Waving red flags, thousands of striking airport workers held protests Thursday across India, disrupting air travel and forcing airlines to cancel flights.
Nearly 20,000 employees went on a 12-hour strike to protest the government's decision to let private companies operate the country's two largest airports in New Delhi and Bombay.
Private domestic airlines canceled dozens of flights despite an assurance by Civil Aviation Minister Praful Patel that the government would maintain normal air services.
"Strike is our only remaining weapon to stop this unnecessary privatization of our airports," said Nitin Jadhav, a leader of the state-run Airport Authority of India Employees Joint Forum, which organized the action.

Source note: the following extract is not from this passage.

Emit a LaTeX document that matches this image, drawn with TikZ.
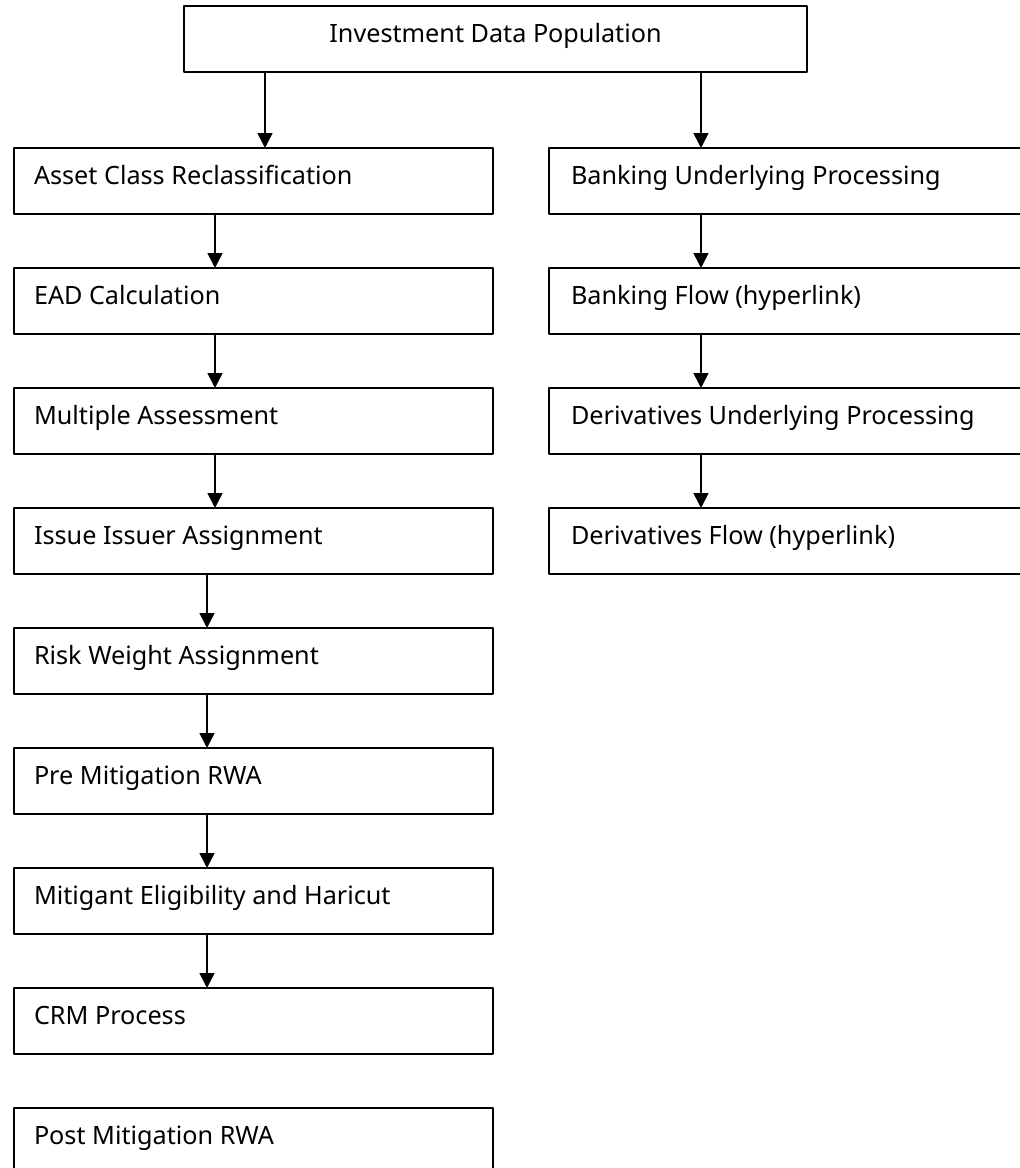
\documentclass[tikz,border=0pt]{standalone}
\usepackage{fontspec}
\setmainfont{Noto Sans}
\usetikzlibrary{positioning,arrows.meta}
\begin{document}
\begin{tikzpicture}[x=0.5pt, y=-0.5pt, font=\fontsize{12.6}{15}\selectfont, line join=round, line width=0.8pt,
		>={Triangle[width=7.5pt,length=7.5pt]}, node distance=27pt,
		box/.style={draw, rectangle, anchor=north west, outer sep=0pt, inner ysep=0pt, minimum height=33pt,
			text height=0.6em, text depth=0.24em},
		lbox/.style={box, align=flush left, inner xsep=10pt, text width=219.5pt},
		rbox/.style={box, align=flush left, inner xsep=11pt, text width=228.5pt}]
	\useasboundingbox (0,0) rectangle (1020,1168);
	\clip (0,0) rectangle (1020,1168);
	% top
	\node[box, minimum width=311.5pt, align=center] (inv) at (184,6) {Investment Data Population};
	% left column
	\node[lbox] (acr) at (14,148) {Asset Class Reclassification};
	\node[lbox, below=of acr] (ead) {EAD Calculation};
	\node[lbox, below=of ead] (mas) {Multiple Assessment};
	\node[lbox, below=of mas] (iia) {Issue Issuer Assignment};
	\node[lbox, below=of iia] (rwa) {Risk Weight Assignment};
	\node[lbox, below=of rwa] (pre) {Pre Mitigation RWA};
	\node[lbox, below=of pre] (meh) {Mitigant Eligibility and Haricut};
	\node[lbox, below=of meh] (crm) {CRM Process};
	\node[lbox, below=of crm] (post) {Post Mitigation RWA};
	% right column
	\node[rbox] (bup) at (549,148) {Banking Underlying Processing};
	\node[rbox, below=of bup] (bfl) {Banking Flow (hyperlink)};
	\node[rbox, below=of bfl] (dup) {Derivatives Underlying Processing};
	\node[rbox, below=of dup] (dfl) {Derivatives Flow (hyperlink)};
	% arrows
	\draw[->] ([xshift=40.5pt]inv.south west) -- ([xshift=40.5pt]inv.south west |- acr.north);
	\draw[->] ([xshift=-53pt]inv.south east) -- ([xshift=-53pt]inv.south east |- bup.north);
	\foreach \a/\b in {acr/ead, ead/mas, mas/iia}
		\draw[->] ([xshift=100.5pt]\a.south west) -- ([xshift=100.5pt]\b.north west);
	\foreach \a/\b in {iia/rwa, rwa/pre, pre/meh, meh/crm}
		\draw[->] ([xshift=96.5pt]\a.south west) -- ([xshift=96.5pt]\b.north west);
	\foreach \a/\b in {bup/bfl, bfl/dup, dup/dfl}
		\draw[->] ([xshift=76pt]\a.south west) -- ([xshift=76pt]\b.north west);
\end{tikzpicture}
\end{document}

Carrying red flags, airport workers held protest demonstrations outside New Delhi's Indira Gandhi International Airport.
India plans to let private companies run the two airports on 30-year leases and government stakes in the airports would be capped at 26 percent.
A government official said two state-run airlines, Air-India and Indian Airlines, would operate all their flights on Thursday.
The worst-hit was the eastern city of Calcutta.
No flights operated from Calcutta's Netaji Subhash Chandra Airport on Thursday morning, according to Press Trust of India.
Only two flights took off from New Delhi's two airports out of the 50 scheduled during the first hour of the strike, the AP reports.